STATED TASK – Transcribe the data in full and exactly, omitting any pictures.

MATERIALS PROVIDED –
=-=-=-=-=
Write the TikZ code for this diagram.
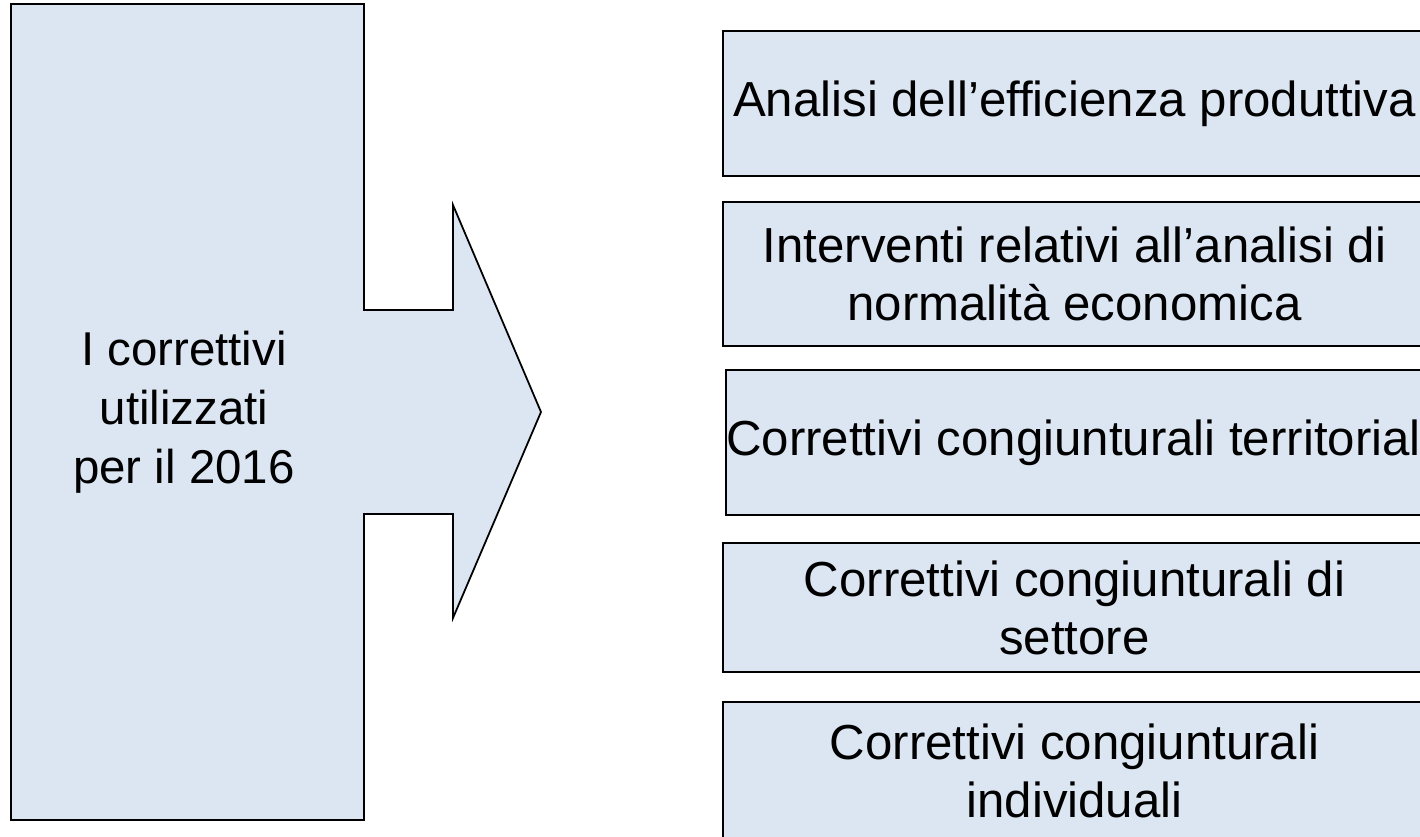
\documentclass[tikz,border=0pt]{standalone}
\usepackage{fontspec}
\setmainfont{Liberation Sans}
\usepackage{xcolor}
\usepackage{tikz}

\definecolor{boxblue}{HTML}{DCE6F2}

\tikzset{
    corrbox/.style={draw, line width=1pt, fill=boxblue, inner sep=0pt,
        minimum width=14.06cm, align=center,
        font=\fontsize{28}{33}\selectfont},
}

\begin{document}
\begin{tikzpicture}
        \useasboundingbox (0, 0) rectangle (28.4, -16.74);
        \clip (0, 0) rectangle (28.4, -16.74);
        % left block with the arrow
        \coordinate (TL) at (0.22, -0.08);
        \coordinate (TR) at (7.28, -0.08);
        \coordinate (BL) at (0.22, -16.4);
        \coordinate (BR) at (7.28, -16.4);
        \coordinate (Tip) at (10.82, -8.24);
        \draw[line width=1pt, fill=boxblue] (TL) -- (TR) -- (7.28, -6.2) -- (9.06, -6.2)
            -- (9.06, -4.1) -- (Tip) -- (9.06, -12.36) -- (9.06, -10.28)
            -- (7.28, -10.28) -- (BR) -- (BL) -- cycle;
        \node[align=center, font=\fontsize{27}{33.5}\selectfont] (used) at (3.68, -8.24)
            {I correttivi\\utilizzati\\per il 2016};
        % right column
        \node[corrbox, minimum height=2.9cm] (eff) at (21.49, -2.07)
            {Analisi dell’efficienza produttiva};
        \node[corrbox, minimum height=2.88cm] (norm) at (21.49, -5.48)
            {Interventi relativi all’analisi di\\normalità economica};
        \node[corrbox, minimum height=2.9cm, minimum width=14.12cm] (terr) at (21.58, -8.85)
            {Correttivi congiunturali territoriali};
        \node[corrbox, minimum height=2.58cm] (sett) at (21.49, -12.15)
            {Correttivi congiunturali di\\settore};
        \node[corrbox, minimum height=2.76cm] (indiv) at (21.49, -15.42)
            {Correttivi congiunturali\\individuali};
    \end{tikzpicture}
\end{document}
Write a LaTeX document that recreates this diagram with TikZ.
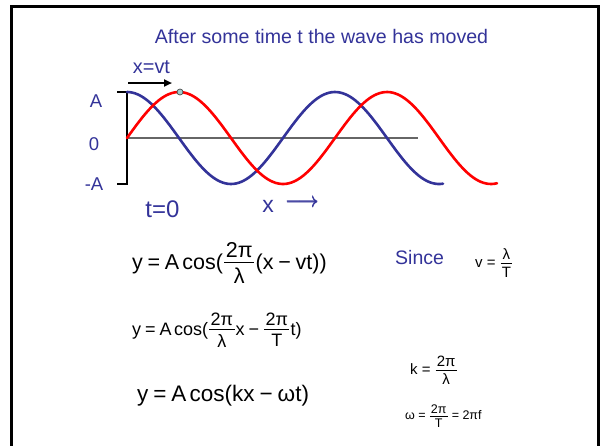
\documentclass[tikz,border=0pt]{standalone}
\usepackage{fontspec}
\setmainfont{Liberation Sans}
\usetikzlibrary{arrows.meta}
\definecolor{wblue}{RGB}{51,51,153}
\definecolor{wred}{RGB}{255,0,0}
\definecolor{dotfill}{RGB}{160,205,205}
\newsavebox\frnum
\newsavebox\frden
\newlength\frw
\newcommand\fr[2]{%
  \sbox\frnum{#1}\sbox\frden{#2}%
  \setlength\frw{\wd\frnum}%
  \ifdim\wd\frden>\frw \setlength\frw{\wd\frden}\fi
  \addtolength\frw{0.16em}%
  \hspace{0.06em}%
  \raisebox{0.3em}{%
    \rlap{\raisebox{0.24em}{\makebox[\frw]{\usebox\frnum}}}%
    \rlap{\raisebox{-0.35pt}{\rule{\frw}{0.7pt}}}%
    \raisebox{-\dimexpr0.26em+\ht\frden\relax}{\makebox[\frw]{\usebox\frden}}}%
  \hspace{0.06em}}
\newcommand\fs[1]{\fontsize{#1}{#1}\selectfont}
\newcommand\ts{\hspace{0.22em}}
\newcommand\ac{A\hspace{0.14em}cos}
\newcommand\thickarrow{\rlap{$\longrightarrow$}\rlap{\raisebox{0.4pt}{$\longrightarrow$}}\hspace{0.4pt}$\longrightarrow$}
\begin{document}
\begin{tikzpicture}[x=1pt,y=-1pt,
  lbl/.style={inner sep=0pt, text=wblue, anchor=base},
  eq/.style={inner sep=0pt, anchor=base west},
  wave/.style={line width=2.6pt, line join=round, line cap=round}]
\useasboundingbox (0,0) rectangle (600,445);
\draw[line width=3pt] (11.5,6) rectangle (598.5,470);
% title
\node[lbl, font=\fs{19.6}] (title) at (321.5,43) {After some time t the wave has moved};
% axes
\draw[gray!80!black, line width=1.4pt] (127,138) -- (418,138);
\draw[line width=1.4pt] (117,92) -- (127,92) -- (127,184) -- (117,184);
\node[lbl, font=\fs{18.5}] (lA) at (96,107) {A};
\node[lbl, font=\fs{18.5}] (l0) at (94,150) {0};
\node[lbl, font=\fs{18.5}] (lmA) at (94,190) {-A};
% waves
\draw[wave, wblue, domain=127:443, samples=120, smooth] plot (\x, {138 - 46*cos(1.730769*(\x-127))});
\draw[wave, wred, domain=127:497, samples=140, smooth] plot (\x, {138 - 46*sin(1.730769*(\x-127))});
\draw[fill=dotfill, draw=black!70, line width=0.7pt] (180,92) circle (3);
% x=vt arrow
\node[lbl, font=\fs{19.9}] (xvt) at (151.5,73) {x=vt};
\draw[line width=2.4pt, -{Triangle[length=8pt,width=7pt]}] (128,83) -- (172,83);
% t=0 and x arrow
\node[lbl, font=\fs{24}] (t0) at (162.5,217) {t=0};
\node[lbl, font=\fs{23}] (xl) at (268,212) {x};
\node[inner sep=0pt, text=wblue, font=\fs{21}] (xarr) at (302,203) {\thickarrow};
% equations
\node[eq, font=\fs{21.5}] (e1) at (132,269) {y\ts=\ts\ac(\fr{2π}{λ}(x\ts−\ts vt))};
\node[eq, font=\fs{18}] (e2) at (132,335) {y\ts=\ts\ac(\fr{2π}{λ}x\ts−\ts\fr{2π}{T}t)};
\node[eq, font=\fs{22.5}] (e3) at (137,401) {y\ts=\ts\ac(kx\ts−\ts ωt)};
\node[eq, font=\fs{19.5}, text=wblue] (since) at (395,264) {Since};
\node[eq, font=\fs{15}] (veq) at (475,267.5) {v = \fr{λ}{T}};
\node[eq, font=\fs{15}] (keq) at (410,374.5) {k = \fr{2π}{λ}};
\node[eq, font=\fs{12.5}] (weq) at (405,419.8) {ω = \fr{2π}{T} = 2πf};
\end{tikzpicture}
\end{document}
=-=-=-=-=
EXERCISE RESPONSE –
Write the TikZ code for this diagram.
\documentclass[tikz,border=0pt]{standalone}
\usepackage{fontspec}
\setmainfont{Liberation Sans}
\usepackage{xcolor}
\usepackage{tikz}

\definecolor{boxblue}{HTML}{DCE6F2}

\tikzset{
    corrbox/.style={draw, line width=1pt, fill=boxblue, inner sep=0pt,
        minimum width=14.06cm, align=center,
        font=\fontsize{28}{33}\selectfont},
}

\begin{document}
\begin{tikzpicture}
        \useasboundingbox (0, 0) rectangle (28.4, -16.74);
        \clip (0, 0) rectangle (28.4, -16.74);
        % left block with the arrow
        \coordinate (TL) at (0.22, -0.08);
        \coordinate (TR) at (7.28, -0.08);
        \coordinate (BL) at (0.22, -16.4);
        \coordinate (BR) at (7.28, -16.4);
        \coordinate (Tip) at (10.82, -8.24);
        \draw[line width=1pt, fill=boxblue] (TL) -- (TR) -- (7.28, -6.2) -- (9.06, -6.2)
            -- (9.06, -4.1) -- (Tip) -- (9.06, -12.36) -- (9.06, -10.28)
            -- (7.28, -10.28) -- (BR) -- (BL) -- cycle;
        \node[align=center, font=\fontsize{27}{33.5}\selectfont] (used) at (3.68, -8.24)
            {I correttivi\\utilizzati\\per il 2016};
        % right column
        \node[corrbox, minimum height=2.9cm] (eff) at (21.49, -2.07)
            {Analisi dell’efficienza produttiva};
        \node[corrbox, minimum height=2.88cm] (norm) at (21.49, -5.48)
            {Interventi relativi all’analisi di\\normalità economica};
        \node[corrbox, minimum height=2.9cm, minimum width=14.12cm] (terr) at (21.58, -8.85)
            {Correttivi congiunturali territoriali};
        \node[corrbox, minimum height=2.58cm] (sett) at (21.49, -12.15)
            {Correttivi congiunturali di\\settore};
        \node[corrbox, minimum height=2.76cm] (indiv) at (21.49, -15.42)
            {Correttivi congiunturali\\individuali};
    \end{tikzpicture}
\end{document}
Write a LaTeX document that recreates this diagram with TikZ.
\documentclass[tikz,border=0pt]{standalone}
\usepackage{fontspec}
\setmainfont{Liberation Sans}
\usetikzlibrary{arrows.meta}
\definecolor{wblue}{RGB}{51,51,153}
\definecolor{wred}{RGB}{255,0,0}
\definecolor{dotfill}{RGB}{160,205,205}
\newsavebox\frnum
\newsavebox\frden
\newlength\frw
\newcommand\fr[2]{%
  \sbox\frnum{#1}\sbox\frden{#2}%
  \setlength\frw{\wd\frnum}%
  \ifdim\wd\frden>\frw \setlength\frw{\wd\frden}\fi
  \addtolength\frw{0.16em}%
  \hspace{0.06em}%
  \raisebox{0.3em}{%
    \rlap{\raisebox{0.24em}{\makebox[\frw]{\usebox\frnum}}}%
    \rlap{\raisebox{-0.35pt}{\rule{\frw}{0.7pt}}}%
    \raisebox{-\dimexpr0.26em+\ht\frden\relax}{\makebox[\frw]{\usebox\frden}}}%
  \hspace{0.06em}}
\newcommand\fs[1]{\fontsize{#1}{#1}\selectfont}
\newcommand\ts{\hspace{0.22em}}
\newcommand\ac{A\hspace{0.14em}cos}
\newcommand\thickarrow{\rlap{$\longrightarrow$}\rlap{\raisebox{0.4pt}{$\longrightarrow$}}\hspace{0.4pt}$\longrightarrow$}
\begin{document}
\begin{tikzpicture}[x=1pt,y=-1pt,
  lbl/.style={inner sep=0pt, text=wblue, anchor=base},
  eq/.style={inner sep=0pt, anchor=base west},
  wave/.style={line width=2.6pt, line join=round, line cap=round}]
\useasboundingbox (0,0) rectangle (600,445);
\draw[line width=3pt] (11.5,6) rectangle (598.5,470);
% title
\node[lbl, font=\fs{19.6}] (title) at (321.5,43) {After some time t the wave has moved};
% axes
\draw[gray!80!black, line width=1.4pt] (127,138) -- (418,138);
\draw[line width=1.4pt] (117,92) -- (127,92) -- (127,184) -- (117,184);
\node[lbl, font=\fs{18.5}] (lA) at (96,107) {A};
\node[lbl, font=\fs{18.5}] (l0) at (94,150) {0};
\node[lbl, font=\fs{18.5}] (lmA) at (94,190) {-A};
% waves
\draw[wave, wblue, domain=127:443, samples=120, smooth] plot (\x, {138 - 46*cos(1.730769*(\x-127))});
\draw[wave, wred, domain=127:497, samples=140, smooth] plot (\x, {138 - 46*sin(1.730769*(\x-127))});
\draw[fill=dotfill, draw=black!70, line width=0.7pt] (180,92) circle (3);
% x=vt arrow
\node[lbl, font=\fs{19.9}] (xvt) at (151.5,73) {x=vt};
\draw[line width=2.4pt, -{Triangle[length=8pt,width=7pt]}] (128,83) -- (172,83);
% t=0 and x arrow
\node[lbl, font=\fs{24}] (t0) at (162.5,217) {t=0};
\node[lbl, font=\fs{23}] (xl) at (268,212) {x};
\node[inner sep=0pt, text=wblue, font=\fs{21}] (xarr) at (302,203) {\thickarrow};
% equations
\node[eq, font=\fs{21.5}] (e1) at (132,269) {y\ts=\ts\ac(\fr{2π}{λ}(x\ts−\ts vt))};
\node[eq, font=\fs{18}] (e2) at (132,335) {y\ts=\ts\ac(\fr{2π}{λ}x\ts−\ts\fr{2π}{T}t)};
\node[eq, font=\fs{22.5}] (e3) at (137,401) {y\ts=\ts\ac(kx\ts−\ts ωt)};
\node[eq, font=\fs{19.5}, text=wblue] (since) at (395,264) {Since};
\node[eq, font=\fs{15}] (veq) at (475,267.5) {v = \fr{λ}{T}};
\node[eq, font=\fs{15}] (keq) at (410,374.5) {k = \fr{2π}{λ}};
\node[eq, font=\fs{12.5}] (weq) at (405,419.8) {ω = \fr{2π}{T} = 2πf};
\end{tikzpicture}
\end{document}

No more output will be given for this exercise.